Through the GOP, the Wealthy Are Waging War on the Old

Richard Eskow

If you’re an older American — or expect to be someday — and you aren’t wealthy, you may have concluded that the Republican Party is at war with you. If so, you’re not wrong. Republicans are pushing proposals that protect and expand the wealth of the wealthy at the expense of the elderly. (The disabled, working people, and the poor are also targets.)

Some progressives are troubled by metaphors of war. But this assault will claim lives, through hunger and inadequate medical care. Not every wealthy person supports it, of course, but those who do have plenty of Republican footsoldiers in Washington.

The motive, to a large extent, is tax avoidance. Taxes in the US are actually low compared with other countries, especially for the wealthy and corporations. But Republicans, including Donald Trump, want to cut them even more — especially for the wealthy and corporations. (Many middle-class Americans would actually pay more under Trump’s plan.) The Republican push for “entitlement” cuts should be seen in that light: as an attempt to further enrich the wealthiest few at the expense of the elderly and disabled.

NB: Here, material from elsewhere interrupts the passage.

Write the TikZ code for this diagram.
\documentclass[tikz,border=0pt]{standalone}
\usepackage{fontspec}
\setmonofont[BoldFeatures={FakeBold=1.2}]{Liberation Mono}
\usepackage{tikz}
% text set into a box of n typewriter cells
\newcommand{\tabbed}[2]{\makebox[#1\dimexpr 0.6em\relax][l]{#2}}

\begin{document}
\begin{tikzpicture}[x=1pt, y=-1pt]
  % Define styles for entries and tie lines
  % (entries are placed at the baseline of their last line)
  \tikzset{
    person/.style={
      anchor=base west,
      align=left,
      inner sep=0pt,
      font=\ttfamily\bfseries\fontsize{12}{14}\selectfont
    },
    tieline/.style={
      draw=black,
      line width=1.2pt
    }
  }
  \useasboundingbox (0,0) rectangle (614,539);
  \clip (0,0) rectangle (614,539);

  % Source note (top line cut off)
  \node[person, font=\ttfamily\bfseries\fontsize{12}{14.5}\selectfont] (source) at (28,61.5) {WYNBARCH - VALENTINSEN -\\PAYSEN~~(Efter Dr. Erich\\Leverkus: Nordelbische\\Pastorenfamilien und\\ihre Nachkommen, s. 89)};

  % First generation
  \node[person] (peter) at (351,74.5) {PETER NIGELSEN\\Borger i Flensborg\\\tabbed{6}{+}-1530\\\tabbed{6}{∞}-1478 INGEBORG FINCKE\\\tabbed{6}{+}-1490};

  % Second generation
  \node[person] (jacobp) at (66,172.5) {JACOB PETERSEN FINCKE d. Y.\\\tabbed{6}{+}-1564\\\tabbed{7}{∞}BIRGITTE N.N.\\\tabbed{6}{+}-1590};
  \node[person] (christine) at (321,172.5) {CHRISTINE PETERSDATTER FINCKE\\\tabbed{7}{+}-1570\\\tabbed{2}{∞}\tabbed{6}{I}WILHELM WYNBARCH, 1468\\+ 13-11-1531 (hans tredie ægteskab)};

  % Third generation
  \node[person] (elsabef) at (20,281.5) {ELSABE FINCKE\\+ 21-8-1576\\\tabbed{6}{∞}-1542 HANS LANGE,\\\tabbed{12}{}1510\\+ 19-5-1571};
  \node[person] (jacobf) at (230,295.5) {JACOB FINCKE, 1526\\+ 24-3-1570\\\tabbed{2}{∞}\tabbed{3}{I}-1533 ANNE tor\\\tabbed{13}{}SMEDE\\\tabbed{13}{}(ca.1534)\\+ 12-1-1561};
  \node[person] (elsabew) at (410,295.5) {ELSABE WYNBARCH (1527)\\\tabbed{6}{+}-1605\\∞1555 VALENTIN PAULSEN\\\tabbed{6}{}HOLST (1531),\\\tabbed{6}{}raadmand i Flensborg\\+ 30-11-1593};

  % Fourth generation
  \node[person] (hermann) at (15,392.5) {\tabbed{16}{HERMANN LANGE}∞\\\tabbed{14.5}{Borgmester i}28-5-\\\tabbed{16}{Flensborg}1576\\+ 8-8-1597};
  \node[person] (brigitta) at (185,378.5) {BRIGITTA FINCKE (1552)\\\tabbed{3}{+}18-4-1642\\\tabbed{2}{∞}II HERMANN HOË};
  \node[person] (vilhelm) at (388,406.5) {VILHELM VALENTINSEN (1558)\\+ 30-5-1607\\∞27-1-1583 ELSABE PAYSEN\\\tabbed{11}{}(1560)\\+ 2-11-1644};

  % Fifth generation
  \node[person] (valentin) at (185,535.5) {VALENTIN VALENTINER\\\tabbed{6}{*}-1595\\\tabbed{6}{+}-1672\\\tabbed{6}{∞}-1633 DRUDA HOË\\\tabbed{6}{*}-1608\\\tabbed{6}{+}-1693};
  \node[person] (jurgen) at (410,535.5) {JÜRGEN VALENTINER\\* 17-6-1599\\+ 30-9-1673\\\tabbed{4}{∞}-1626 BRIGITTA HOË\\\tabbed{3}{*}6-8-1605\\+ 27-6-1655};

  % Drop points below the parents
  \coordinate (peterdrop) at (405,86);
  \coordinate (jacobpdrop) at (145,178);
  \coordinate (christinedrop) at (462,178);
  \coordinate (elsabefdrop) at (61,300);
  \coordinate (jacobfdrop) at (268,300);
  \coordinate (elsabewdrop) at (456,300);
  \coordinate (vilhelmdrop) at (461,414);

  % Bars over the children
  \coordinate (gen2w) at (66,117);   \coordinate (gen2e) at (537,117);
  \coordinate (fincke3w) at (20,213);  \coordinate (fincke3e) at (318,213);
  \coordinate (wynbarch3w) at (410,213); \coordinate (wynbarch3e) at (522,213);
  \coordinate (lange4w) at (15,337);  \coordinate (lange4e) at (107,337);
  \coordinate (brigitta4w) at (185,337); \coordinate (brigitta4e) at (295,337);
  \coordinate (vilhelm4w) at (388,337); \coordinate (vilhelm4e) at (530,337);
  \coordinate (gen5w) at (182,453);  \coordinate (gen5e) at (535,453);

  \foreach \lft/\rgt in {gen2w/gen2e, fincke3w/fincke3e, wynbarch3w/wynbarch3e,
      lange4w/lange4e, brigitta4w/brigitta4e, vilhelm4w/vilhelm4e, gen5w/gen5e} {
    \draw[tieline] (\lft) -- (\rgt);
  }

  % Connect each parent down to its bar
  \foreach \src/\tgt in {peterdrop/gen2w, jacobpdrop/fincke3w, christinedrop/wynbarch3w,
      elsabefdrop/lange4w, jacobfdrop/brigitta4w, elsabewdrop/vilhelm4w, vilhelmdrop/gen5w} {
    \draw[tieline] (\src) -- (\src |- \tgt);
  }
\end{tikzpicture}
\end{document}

This war on the elderly has two primary fronts: Medicare and Social Security. As a candidate, Donald Trump distinguished himself from other Republicans by insisting that he didn’t want to cut either one. Once elected, however, Trump nominated rabidly anti-Medicare partisan Tom Price to become Secretary of Health and Human Services. That was widely taken as a sign that Trump intends to join forces with House Speaker Paul Ryan in Ryan’s long-held ambition to abolish Medicare.

About that phrase, “abolish Medicare” — Republicans and their journalistic enablers take exception to that description, so let’s be precise: Republicans want to shut down the insurance program known as Medicare. Instead, they would issue vouchers for purchasing private health insurance – a program they would call “Medicare.” (That seems a little like addressing your current spouse by your ex’s name, but maybe that’s just me.)

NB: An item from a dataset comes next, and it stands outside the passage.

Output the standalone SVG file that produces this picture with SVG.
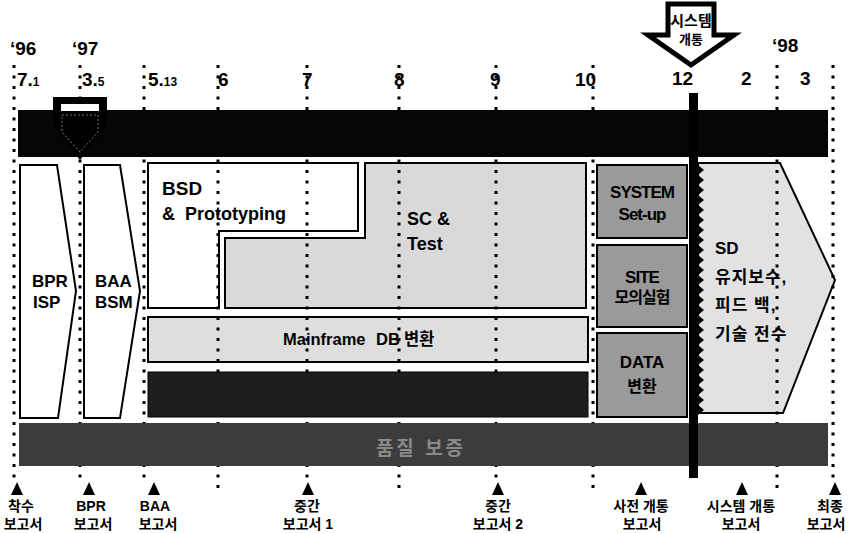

Those vouchers would soon be worth much less than Medicare’s current coverage, because their value would rise much more slowly than actual health care costs (which increased dramatically last year).

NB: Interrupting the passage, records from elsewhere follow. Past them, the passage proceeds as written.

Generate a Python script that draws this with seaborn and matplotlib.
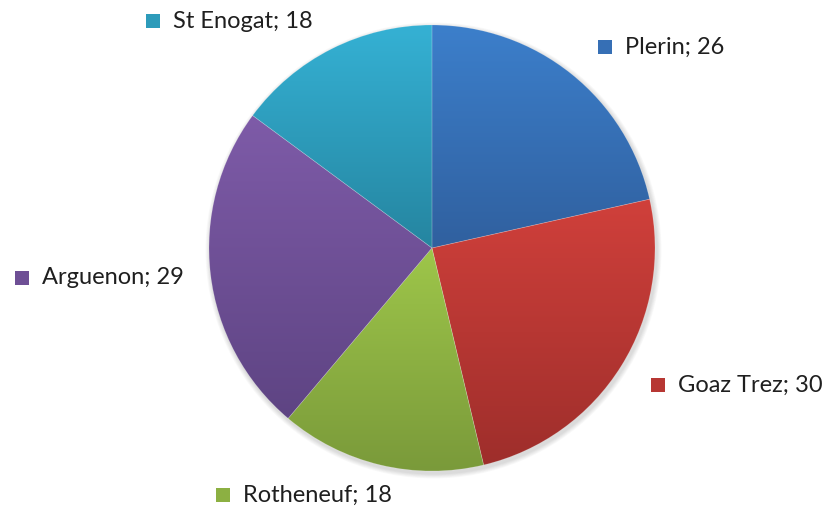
import matplotlib
matplotlib.use("Agg")
import matplotlib.pyplot as plt
import numpy as np
import seaborn as sns
from matplotlib.colors import LinearSegmentedColormap
from matplotlib.patches import Circle, Rectangle

sites = ["Plerin", "Goaz Trez", "Rotheneuf", "Arguenon", "St Enogat"]
counts = [26, 30, 18, 29, 18]

# top / bottom tones of each slice gradient
top_colors = ["#3c7fcb", "#d0403b", "#9ec64a", "#7e5ba8", "#35b1d4"]
bottom_colors = ["#30609f", "#9e2e2b", "#7a9a3a", "#5e4483", "#2585a0"]

# label anchor (marker left x, centre y) in pixel coords from the top
label_pos = [(598, 47), (651, 385), (216, 495), (15, 278), (146, 21)]

sns.set_theme(style="white")
plt.rcParams["font.family"] = ["Lato", "DejaVu Sans"]

W, H = 827, 508
fig = plt.figure(figsize=(W / 100, H / 100), dpi=100)
ax = fig.add_axes([0, 0, 1, 1])

cx, cy, r = 432, H - 248, 223

# soft shadow under the pie
for k in range(6):
    ax.add_patch(Circle((cx + 1.5, cy - 2.5), r + 1 + k * 0.8, color="black",
                        alpha=0.025, lw=0, zorder=0))

wedges, _ = ax.pie(counts, startangle=90, counterclock=False, center=(cx, cy),
                   radius=r, colors=top_colors, frame=True,
                   wedgeprops=dict(linewidth=0.5, edgecolor=(1, 1, 1, 0.2)))

grad = np.linspace(0, 1, 256).reshape(-1, 1)
for w, c0, c1 in zip(wedges, top_colors, bottom_colors):
    bb = w.get_path().get_extents(w.get_patch_transform())
    cmap = LinearSegmentedColormap.from_list("g", [c1, c0])
    im = ax.imshow(grad, cmap=cmap, aspect="auto", origin="lower",
                   extent=(bb.x0, bb.x1, bb.y0, bb.y1), zorder=1)
    im.set_clip_path(w)
    w.set_zorder(2)
    w.set_facecolor("none")

for name, n, (mx, my), c0, c1 in zip(sites, counts, label_pos, top_colors, bottom_colors):
    y = H - my
    ax.add_patch(Rectangle((mx, y - 7), 14, 14, facecolor=sns.blend_palette([c0, c1], 3)[1],
                           edgecolor="none", zorder=3))
    ax.text(mx + 27, y, f"{name}; {n}", fontsize=17, color="#1f1f1f",
            va="center", ha="left", zorder=3)

ax.set_xlim(0, W)
ax.set_ylim(0, H)
ax.set_aspect("equal")
ax.axis("off")
fig.savefig("out.png", dpi=100)
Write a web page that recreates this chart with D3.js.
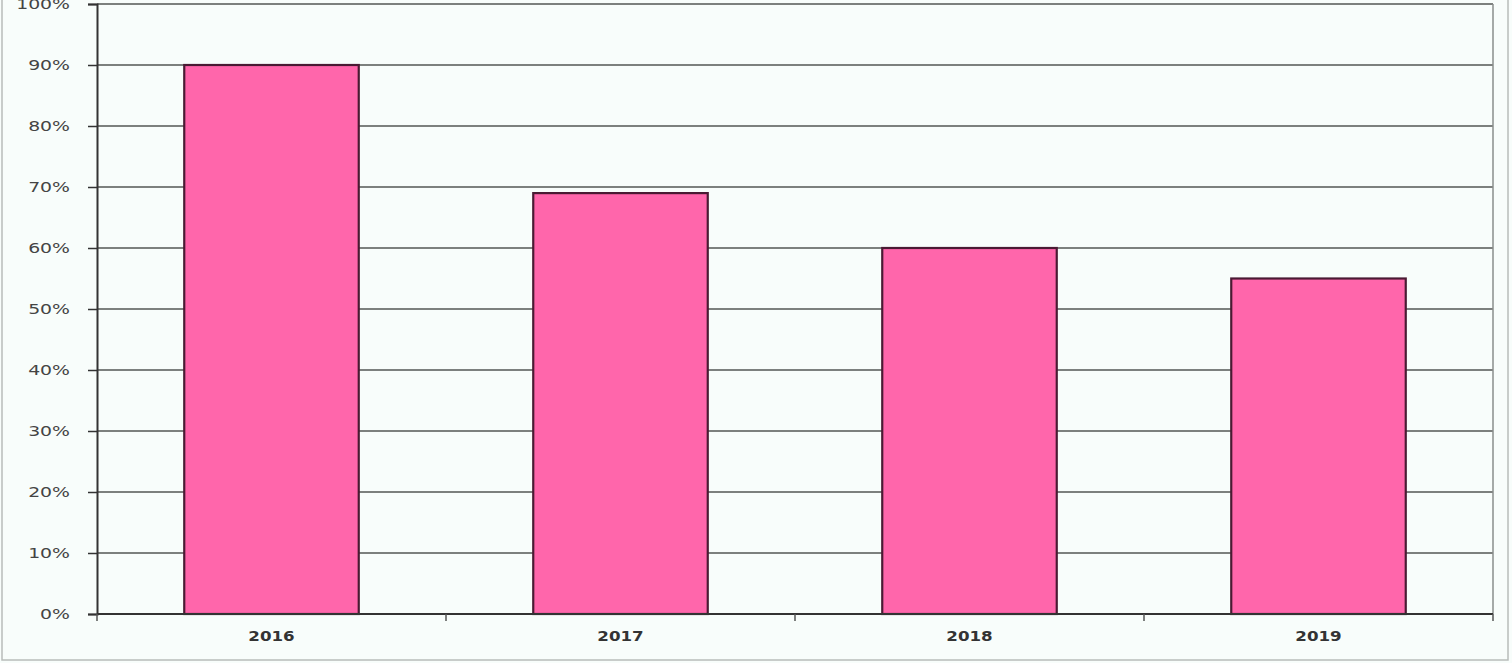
<!DOCTYPE html>
<html><head><meta charset="utf-8">
<script src="https://cdn.jsdelivr.net/npm/d3@7"></script>
<style>body{margin:0;background:#fff}svg{display:block}</style>
</head><body>
<script>
const categories = ["2016","2017","2018","2019"];
const values = [90, 69, 60, 55];
const yTicks = [0,10,20,30,40,50,60,70,80,90,100];

const W = 1512, H = 663;
const m = {left: 97, right: 19, top: 4, bottom: 49};
const svg = d3.select("body").append("svg").attr("width", W).attr("height", H);
svg.append("rect").attr("width", W).attr("height", H).attr("fill", "#f8fdfb");
svg.append("rect").attr("x", 2).attr("y", -5).attr("width", 1506).attr("height", 665)
  .attr("fill", "none").attr("stroke", "#b8bcba").attr("stroke-width", 1.5);

const x = d3.scaleBand().domain(categories).range([m.left, W - m.right]).paddingInner(0.5).paddingOuter(0.25);
const y = d3.scaleLinear().domain([0, 100]).range([H - m.bottom, m.top]);

// gridlines
svg.append("g").selectAll("line").data(yTicks.filter(d => d > 0)).join("line")
  .attr("x1", m.left).attr("x2", W - m.right)
  .attr("y1", d => y(d)).attr("y2", d => y(d))
  .attr("stroke", "#7c807e").attr("stroke-width", 2);
// right border
svg.append("line").attr("x1", W - m.right).attr("x2", W - m.right).attr("y1", y(100)).attr("y2", y(0))
  .attr("stroke", "#8a8e8c").attr("stroke-width", 1.5);

// bars
svg.append("g").selectAll("rect").data(values).join("rect")
  .attr("x", (d, i) => x(categories[i]))
  .attr("width", x.bandwidth())
  .attr("y", d => y(d))
  .attr("height", d => y(0) - y(d))
  .attr("fill", "#ff66ab").attr("stroke", "#4a1a33").attr("stroke-width", 2.2);

// y axis
const ya = svg.append("g").attr("transform", `translate(${m.left},0)`)
  .call(d3.axisLeft(y).tickValues(yTicks).tickFormat("").tickSize(9));
ya.select(".domain").attr("stroke", "#333").attr("stroke-width", 2);
ya.selectAll(".tick line").attr("stroke", "#333").attr("stroke-width", 1.5);
svg.append("g").selectAll("text").data(yTicks).join("text")
  .attr("transform", d => `translate(70,${y(d) + 5}) scale(1.3,1)`)
  .attr("text-anchor", "end")
  .attr("font-family", "DejaVu Sans, Verdana, sans-serif").attr("font-size", 14.5).attr("fill", "#444")
  .text(d => d + "%");

// x axis
const boundaries = categories.map(c => x(c) - x.step() * 0.25).concat([W - m.right]);
const xa = svg.append("g").attr("transform", `translate(0,${y(0)})`);
xa.append("line").attr("x1", m.left).attr("x2", W - m.right).attr("stroke", "#333").attr("stroke-width", 2);
xa.selectAll(".tk").data(boundaries).join("line").attr("class", "tk")
  .attr("x1", d => d).attr("x2", d => d).attr("y1", 0).attr("y2", 7)
  .attr("stroke", "#555").attr("stroke-width", 1.5);
xa.selectAll("text").data(categories).join("text")
  .attr("transform", d => `translate(${x(d) + x.bandwidth() / 2},27) scale(1.15,1)`)
  .attr("text-anchor", "middle")
  .attr("font-family", "DejaVu Sans, Verdana, sans-serif").attr("font-size", 14.5).attr("font-weight", "bold")
  .attr("fill", "#333").text(d => d);
</script>
</body></html>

Don’t worry, say Republicans. Free-market competition will fix that. Unfortunately, there’s very little competition in a market that is increasingly concentrated in the hands of a few powerful players.

Democrats are relishing the Medicare fight, as well they should. Incoming Senate Minority Leader Chuck Schumer, House Minority Leader Nancy Pelosi, Sen. Bernie Sanders, and other Congressional Democrats held a press conference about it last week. “Hands off Medicare!” is a good rallying cry, and Pelosi seemed to enjoy leading the crowd in chanting it.

Sanders went on the offensive. “Our job is to expand Social Security,” he said, “not cut it. Our job is to improve Medicare, not to cut it.”

He’s right. After decades of growing inequality, these programs – already modest in global terms – do need to be expanded. The American people know that through lived experience. Added Sanders:

“We are not going to allow the billionaire class, or Trump, or anybody else to cut the benefits that the elderly, the disabled, and disabled vets depend on.”

While rhetoric about “the billionaire class” makes a lot of people in Washington uncomfortable, it is both rhetorically effective and factually correct. 16,000 people in this country own as much wealth as 80 percent of the population. 0.1 percent of the population – that’s one person in a thousand – reportedly holds as much of our nation’s wealth as 90 percent.

Inequality hasn’t been this bad since the 1930s. As a result, many Americans are entering retirement with little or no savings. Moreover, retirees have been plunged into greater financial insecurity by the corporate trend away from pension plans – a trend that was also driven by the self-interest of the “billionaire class.”

Sanders also said, “We want to take on the pharmaceutical industry whose greed is hurting millions of Americans.”

Many in that class also hold investments in for-profit health corporations, which is probably why supposedly thrifty Republicans resist any cost-saving reforms that might crimp these companies’ earnings. Some are Big Pharma corporations. Others run hospitals, pharmacies, and even physician offices. These entities have driven up the cost of healthcare, including Medicare and Medicaid, without incurring the ire of the supposedly cost-conscious right.

Nor have Republicans forgotten about Social Security. Last week a senior Republican in Congress, Rep. Sam Johnson, unveiled the most ambitious anti-Social Security program since the GOP’s 2005 privatization attempt. Johnson’s proposal slashes benefits, without asking the wealthy to pay a nickel more in taxes. In fact, it actually gives them a tax cut.

Unless we do something, the problems of the elderly will only get worse. 6.4 million people seeking full-time employment are trapped in part-time work, and will be increasingly vulnerable as they grow old. Our nation’s loss of upward mobility means future generations of Americans will enter old age with even less financial security than their struggling forebears.

“A life of dignity until somebody leaves this earth is deserved and earned,” Rep. Tony Cárdenas said at last week’s press conference. Dignity, health, and security are endangered by this war on the elderly — a war that must be resisted, in Rep. Cárdenas’ words, “in Congress and on the streets of America.”